◆ TASK REQUIREMENTS ◆
Collect from the data below each line with "that".

(Stored entries)
-- begin --

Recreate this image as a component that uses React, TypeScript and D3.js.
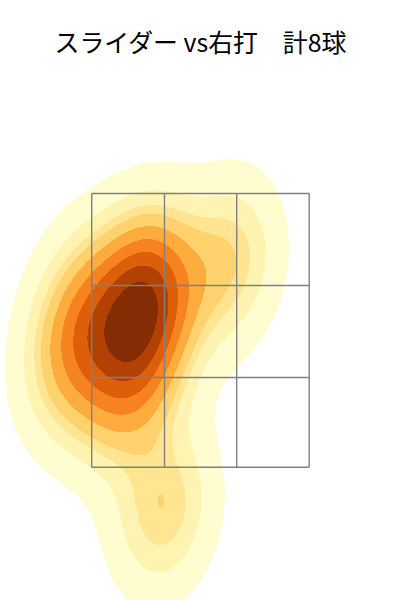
import React from "react";
import * as d3 from "d3";

const titleText = "スライダー vs右打　計8球";

// Pitch locations, in strike-zone cell units (0-3 across, 0-3 down)
const pitchX = [0.99, 1.877, 0.77, -0.072, 0.756, -0.292, 0.411, 0.735];
const pitchY = [3.469, 0.756, 1.661, 1.222, 1.096, 1.847, 2.17, 0.959];

const zoneXTicks = [0, 1.004, 2, 3];
const zoneYTicks = [0, 1.008, 2.017, 3];

const bandColors = ["#FFFCD0", "#FFF3B1", "#FFE591", "#FFD26D", "#FEAC3E", "#F68320", "#DE5F0A", "#B44104", "#842C04"];

const LEVEL_COUNT = 10;
const LOWEST_PROPORTION = 0.05;
const GRID_SIZE = 200;

const xScale = d3.scaleLinear().domain([0, 3]).range([91.7, 309.2]);
const yScale = d3.scaleLinear().domain([0, 3]).range([193.5, 467.2]);

// Gaussian KDE with Scott's bandwidth on the full covariance
function buildDensity() {
  const n = pitchX.length;
  const mx = d3.mean(pitchX) as number;
  const my = d3.mean(pitchY) as number;
  const factor = Math.pow(n, -1 / 3) / (n - 1);
  const sxx = factor * d3.sum(pitchX, (v) => (v - mx) ** 2);
  const syy = factor * d3.sum(pitchY, (v) => (v - my) ** 2);
  const sxy = factor * d3.sum(pitchX, (v, i) => (v - mx) * (pitchY[i] - my));
  const det = sxx * syy - sxy * sxy;
  const [ia, ib, ic] = [syy / det, -sxy / det, sxx / det];
  const density = (x: number, y: number) => {
    let s = 0;
    for (let i = 0; i < n; i++) {
      const a = x - pitchX[i];
      const b = y - pitchY[i];
      s += Math.exp(-0.5 * (ia * a * a + 2 * ib * a * b + ic * b * b));
    }
    return s;
  };
  const x0 = (d3.min(pitchX) as number) - 3 * Math.sqrt(sxx);
  const x1 = (d3.max(pitchX) as number) + 3 * Math.sqrt(sxx);
  const y0 = (d3.min(pitchY) as number) - 3 * Math.sqrt(syy);
  const y1 = (d3.max(pitchY) as number) + 3 * Math.sqrt(syy);
  const dx = (x1 - x0) / (GRID_SIZE - 1);
  const dy = (y1 - y0) / (GRID_SIZE - 1);
  const values: number[] = new Array(GRID_SIZE * GRID_SIZE);
  for (let j = 0; j < GRID_SIZE; j++) {
    for (let i = 0; i < GRID_SIZE; i++) {
      values[j * GRID_SIZE + i] = density(x0 + i * dx, y0 + j * dy);
    }
  }
  return { values, x0, y0, dx, dy };
}

// Density levels that enclose iso-proportions of the total mass
function isoLevels(values: number[]) {
  const sorted = Float64Array.from(values).sort().reverse();
  const total = d3.sum(values);
  const step = (1 - LOWEST_PROPORTION) / (LEVEL_COUNT - 1);
  return d3.range(LEVEL_COUNT - 1).map((k) => {
    const target = 1 - (LOWEST_PROPORTION + k * step);
    let c = 0;
    let idx = 0;
    for (idx = 0; idx < sorted.length; idx++) {
      c += sorted[idx];
      if (c / total >= target) break;
    }
    return sorted[Math.min(idx, sorted.length - 1)];
  });
}

export default function App() {
  const { values, x0, y0, dx, dy } = buildDensity();
  const path = d3.geoPath(
    d3.geoTransform({
      point(x: number, y: number) {
        (this as any).stream.point(xScale(x0 + (x - 0.5) * dx), yScale(y0 + (y - 0.5) * dy));
      },
    })
  );
  const contours = d3.contours().size([GRID_SIZE, GRID_SIZE]).thresholds(isoLevels(values))(values);
  const [left, right] = xScale.range();
  const [top, bottom] = yScale.range();
  return (
    <svg width={400} height={600} style={{ position: "absolute", left: 0, top: 0 }}>
      <rect width={400} height={600} fill="#fff" />
      {contours.map((c, i) => (
        <path key={i} d={path(c as any) || ""} fill={bandColors[i]} shapeRendering="crispEdges" />
      ))}
      {zoneXTicks.map((v, i) => (
        <line key={i} x1={xScale(v)} x2={xScale(v)} y1={top} y2={bottom} stroke="#808080" strokeWidth={1.4} />
      ))}
      {zoneYTicks.map((v, i) => (
        <line key={i} y1={yScale(v)} y2={yScale(v)} x1={left} x2={right} stroke="#808080" strokeWidth={1.4} />
      ))}
      <text x={200.5} y={52} textAnchor="middle" fontFamily="'Noto Sans CJK JP'" fontSize={24.9} fill="#000" style={{ whiteSpace: "pre" }}>
        {titleText}
      </text>
    </svg>
  );
}
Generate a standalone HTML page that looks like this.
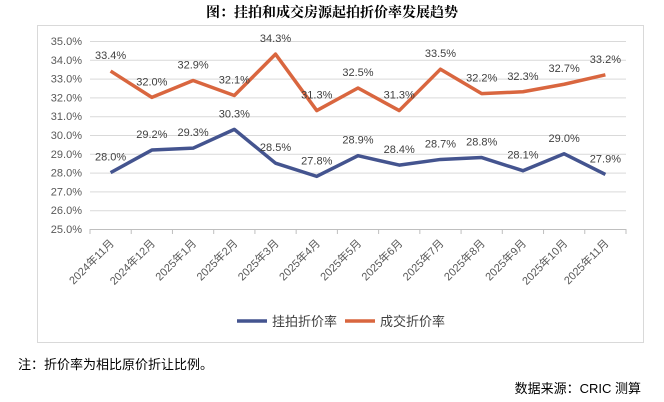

-- end --

◆ WRITTEN SOLUTION ◆
Recreate this image as a component that uses React, TypeScript and D3.js.
// Density levels that enclose iso-proportions of the total mass
Generate a standalone HTML page that looks like this.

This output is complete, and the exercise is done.